Adam Dodek’s excellent post on these pages a week ago stirred up some lively comments.
The topic deserves more attention.
Everyone seems to be in agreement that there is no political appetite for more public funding for civil justice.
The solution proposed by Adam Dodek is: setting time limits for cases, limiting expert testimony and, by default, motions in writing.
Some commentators call on the judiciary as the stakeholder with the power to impose a solution. Some warn of the tendency for rationing to increase prices. Others point to the liability issues arising from leaving out marginally relevant evidence, and the unfairness of rationing access to justice. One commentator argues rules that ration may increase and complicate, rather than reduce or simplify, the existing rules.
Aggressive promotion of mediation is the solution the civil justice system heralded a decade and a half ago.
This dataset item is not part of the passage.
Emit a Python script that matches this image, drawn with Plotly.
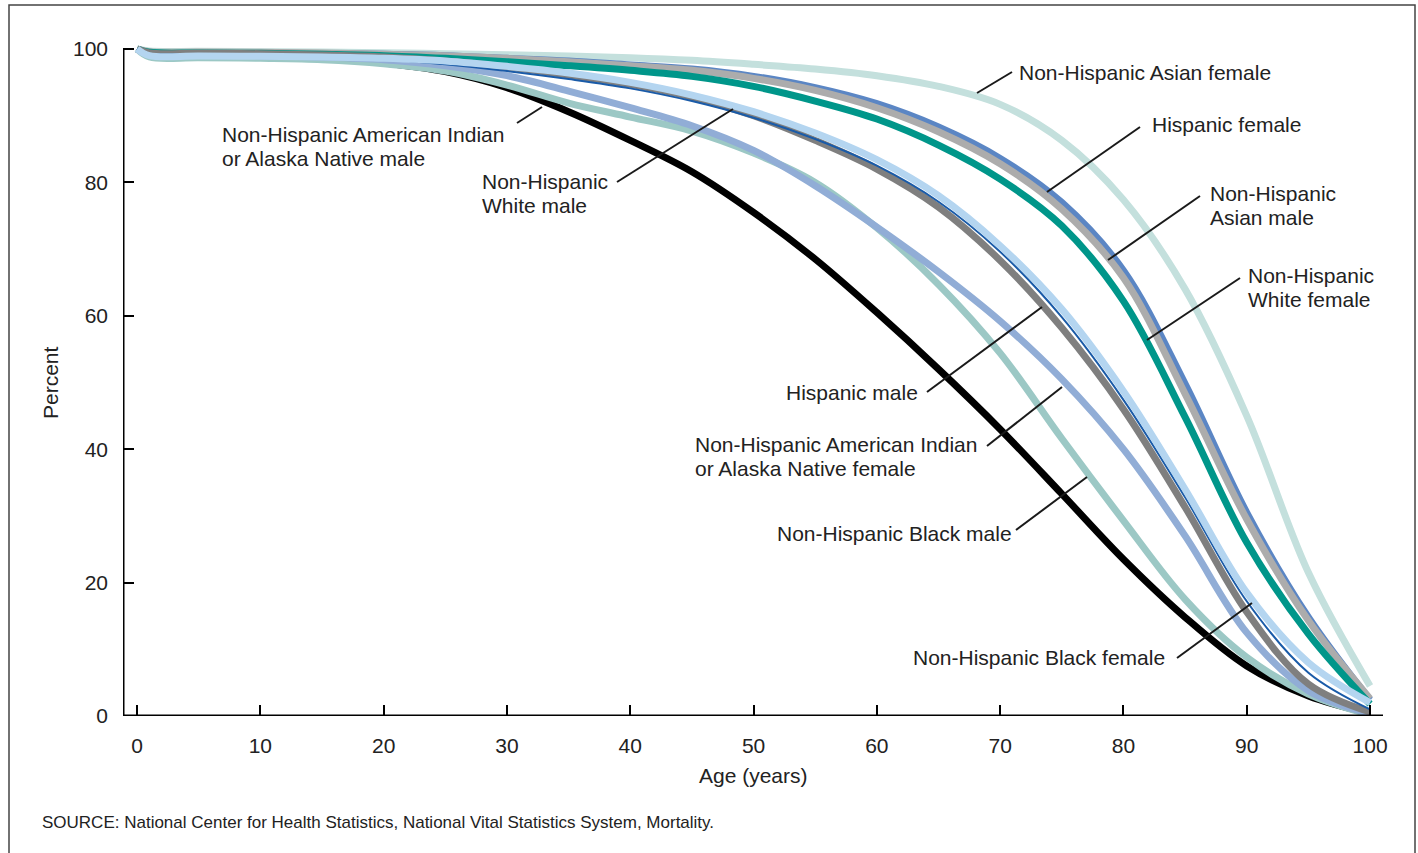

But it is the drift net fishing approach, tangling up in its nets those who want their rights determined. Over the same period, probably as a result, it has become harder and harder to get a date in a courtroom in front of a judge who has the time and the inclination to listen to the case, and decide it.
I am reluctantly coming to the conclusion that the best choice, for parties who want their rights determined, is private arbitration.
True, you have to pay for the arbitrator. True, you have to pay for the reporter, and the room. And, big picture, arbitration decisions do not contribute to the incremental development of the common law. But the case starts on the date the parties want, they get a decision by the date they ask for it, and win or lose, they can move on with their lives.
Veritas Odit Moras – Truth hates Delay.